====== Data extract ======

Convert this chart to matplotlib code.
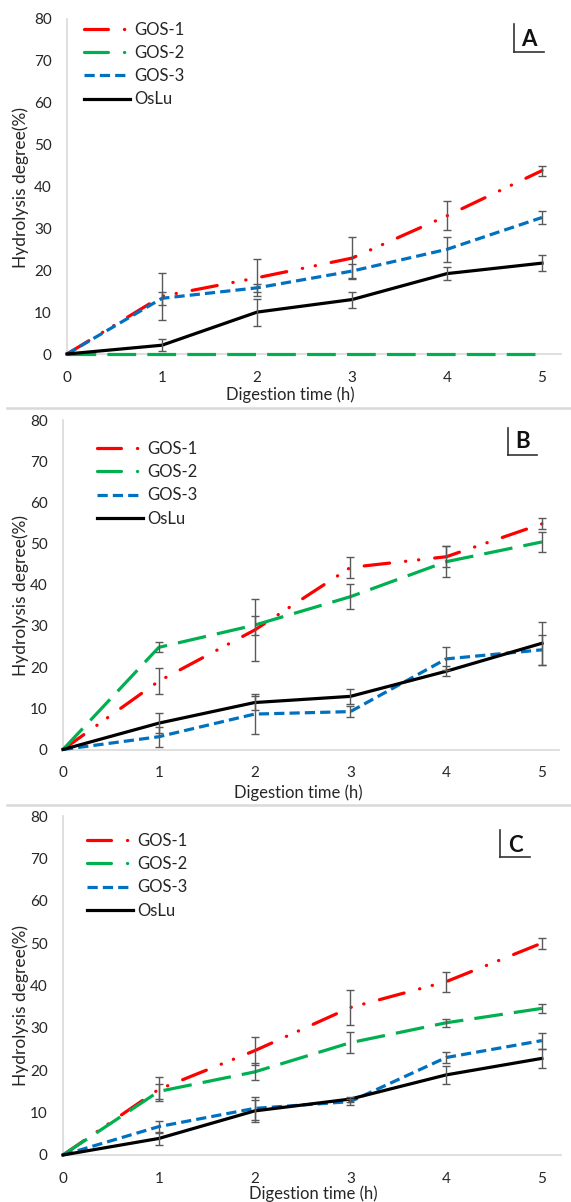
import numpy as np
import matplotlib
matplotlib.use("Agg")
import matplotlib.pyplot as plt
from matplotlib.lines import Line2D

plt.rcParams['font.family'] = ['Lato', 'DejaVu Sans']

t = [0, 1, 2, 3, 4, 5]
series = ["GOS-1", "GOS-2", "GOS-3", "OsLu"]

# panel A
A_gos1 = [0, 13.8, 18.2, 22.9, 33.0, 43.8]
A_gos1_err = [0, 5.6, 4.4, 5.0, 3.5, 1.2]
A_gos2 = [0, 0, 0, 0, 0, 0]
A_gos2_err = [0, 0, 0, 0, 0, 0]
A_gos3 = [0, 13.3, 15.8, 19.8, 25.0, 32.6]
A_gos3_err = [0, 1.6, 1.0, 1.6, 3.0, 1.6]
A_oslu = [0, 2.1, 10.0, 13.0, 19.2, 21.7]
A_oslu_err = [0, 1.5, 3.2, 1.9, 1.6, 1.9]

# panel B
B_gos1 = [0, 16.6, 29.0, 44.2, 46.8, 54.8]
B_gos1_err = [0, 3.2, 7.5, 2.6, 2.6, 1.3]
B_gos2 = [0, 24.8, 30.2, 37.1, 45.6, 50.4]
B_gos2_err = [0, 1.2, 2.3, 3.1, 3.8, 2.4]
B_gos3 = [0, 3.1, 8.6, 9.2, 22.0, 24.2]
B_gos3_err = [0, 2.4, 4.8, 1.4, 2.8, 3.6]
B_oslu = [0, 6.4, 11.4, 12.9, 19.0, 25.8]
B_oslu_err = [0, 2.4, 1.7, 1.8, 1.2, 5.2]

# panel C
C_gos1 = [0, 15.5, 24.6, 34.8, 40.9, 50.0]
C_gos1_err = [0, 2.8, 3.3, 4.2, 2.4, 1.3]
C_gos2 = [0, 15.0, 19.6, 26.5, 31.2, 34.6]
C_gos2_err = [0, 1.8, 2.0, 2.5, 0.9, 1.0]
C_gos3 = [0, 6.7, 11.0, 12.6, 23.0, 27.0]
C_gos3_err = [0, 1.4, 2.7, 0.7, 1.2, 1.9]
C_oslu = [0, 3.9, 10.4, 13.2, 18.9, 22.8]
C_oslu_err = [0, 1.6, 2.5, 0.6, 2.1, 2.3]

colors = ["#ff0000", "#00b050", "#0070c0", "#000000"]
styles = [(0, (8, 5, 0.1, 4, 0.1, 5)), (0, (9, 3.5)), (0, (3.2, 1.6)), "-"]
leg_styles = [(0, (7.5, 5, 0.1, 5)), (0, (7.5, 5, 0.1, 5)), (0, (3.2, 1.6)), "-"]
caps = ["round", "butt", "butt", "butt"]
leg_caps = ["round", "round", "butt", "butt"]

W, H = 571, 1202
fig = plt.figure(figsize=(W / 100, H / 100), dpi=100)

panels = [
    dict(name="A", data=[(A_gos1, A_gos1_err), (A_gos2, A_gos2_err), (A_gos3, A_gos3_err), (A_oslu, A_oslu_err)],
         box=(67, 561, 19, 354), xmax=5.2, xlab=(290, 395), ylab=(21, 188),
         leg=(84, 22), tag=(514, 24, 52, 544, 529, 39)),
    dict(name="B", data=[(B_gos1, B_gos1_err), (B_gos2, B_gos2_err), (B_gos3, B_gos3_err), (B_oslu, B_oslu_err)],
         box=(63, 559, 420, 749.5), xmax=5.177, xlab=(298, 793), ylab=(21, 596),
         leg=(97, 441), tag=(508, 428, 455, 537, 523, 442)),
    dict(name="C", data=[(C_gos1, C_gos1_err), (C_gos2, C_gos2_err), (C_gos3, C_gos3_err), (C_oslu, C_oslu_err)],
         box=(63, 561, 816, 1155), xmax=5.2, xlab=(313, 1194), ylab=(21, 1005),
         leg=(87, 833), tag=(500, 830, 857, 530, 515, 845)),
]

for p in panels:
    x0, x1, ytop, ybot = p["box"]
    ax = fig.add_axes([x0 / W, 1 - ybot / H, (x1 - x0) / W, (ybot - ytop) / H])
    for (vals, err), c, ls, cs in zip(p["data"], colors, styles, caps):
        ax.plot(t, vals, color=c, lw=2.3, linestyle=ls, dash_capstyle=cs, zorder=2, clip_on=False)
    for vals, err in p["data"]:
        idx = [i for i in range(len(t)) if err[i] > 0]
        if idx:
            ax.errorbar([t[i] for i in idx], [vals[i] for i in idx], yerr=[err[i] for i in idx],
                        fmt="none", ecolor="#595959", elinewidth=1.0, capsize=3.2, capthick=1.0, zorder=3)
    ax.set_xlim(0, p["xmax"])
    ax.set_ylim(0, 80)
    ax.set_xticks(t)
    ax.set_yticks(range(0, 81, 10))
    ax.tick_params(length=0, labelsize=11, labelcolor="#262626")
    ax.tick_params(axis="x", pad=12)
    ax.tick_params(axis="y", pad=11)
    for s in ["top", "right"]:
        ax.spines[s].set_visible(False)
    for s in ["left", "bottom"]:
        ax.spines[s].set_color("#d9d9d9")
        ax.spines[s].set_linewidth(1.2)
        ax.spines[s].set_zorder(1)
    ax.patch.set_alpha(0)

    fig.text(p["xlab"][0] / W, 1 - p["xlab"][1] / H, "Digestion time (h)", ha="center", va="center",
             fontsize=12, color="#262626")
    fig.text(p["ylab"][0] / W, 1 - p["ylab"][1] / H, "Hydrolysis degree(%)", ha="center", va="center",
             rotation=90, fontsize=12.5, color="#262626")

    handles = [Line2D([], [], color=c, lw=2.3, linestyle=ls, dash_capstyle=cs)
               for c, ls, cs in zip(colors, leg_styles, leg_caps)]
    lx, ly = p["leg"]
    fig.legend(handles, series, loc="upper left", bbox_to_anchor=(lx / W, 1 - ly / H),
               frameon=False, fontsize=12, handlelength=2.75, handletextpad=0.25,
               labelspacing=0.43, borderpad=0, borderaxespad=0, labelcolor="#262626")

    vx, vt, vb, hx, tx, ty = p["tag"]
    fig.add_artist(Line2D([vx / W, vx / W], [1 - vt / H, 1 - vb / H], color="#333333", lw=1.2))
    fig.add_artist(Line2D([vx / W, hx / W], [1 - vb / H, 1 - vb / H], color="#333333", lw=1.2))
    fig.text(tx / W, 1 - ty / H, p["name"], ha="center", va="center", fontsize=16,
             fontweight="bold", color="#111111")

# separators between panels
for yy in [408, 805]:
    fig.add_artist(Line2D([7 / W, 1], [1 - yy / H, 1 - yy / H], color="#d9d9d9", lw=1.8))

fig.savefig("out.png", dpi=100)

======

Starting with the first line of the data above and ending with the line containing "A_oslu_err = [0, 1.5, 3.2, 1.9, 1.6, 1.9]", please restate every line exactly, leaving images out.

Convert this chart to matplotlib code.
import numpy as np
import matplotlib
matplotlib.use("Agg")
import matplotlib.pyplot as plt
from matplotlib.lines import Line2D

plt.rcParams['font.family'] = ['Lato', 'DejaVu Sans']

t = [0, 1, 2, 3, 4, 5]
series = ["GOS-1", "GOS-2", "GOS-3", "OsLu"]

# panel A
A_gos1 = [0, 13.8, 18.2, 22.9, 33.0, 43.8]
A_gos1_err = [0, 5.6, 4.4, 5.0, 3.5, 1.2]
A_gos2 = [0, 0, 0, 0, 0, 0]
A_gos2_err = [0, 0, 0, 0, 0, 0]
A_gos3 = [0, 13.3, 15.8, 19.8, 25.0, 32.6]
A_gos3_err = [0, 1.6, 1.0, 1.6, 3.0, 1.6]
A_oslu = [0, 2.1, 10.0, 13.0, 19.2, 21.7]
A_oslu_err = [0, 1.5, 3.2, 1.9, 1.6, 1.9]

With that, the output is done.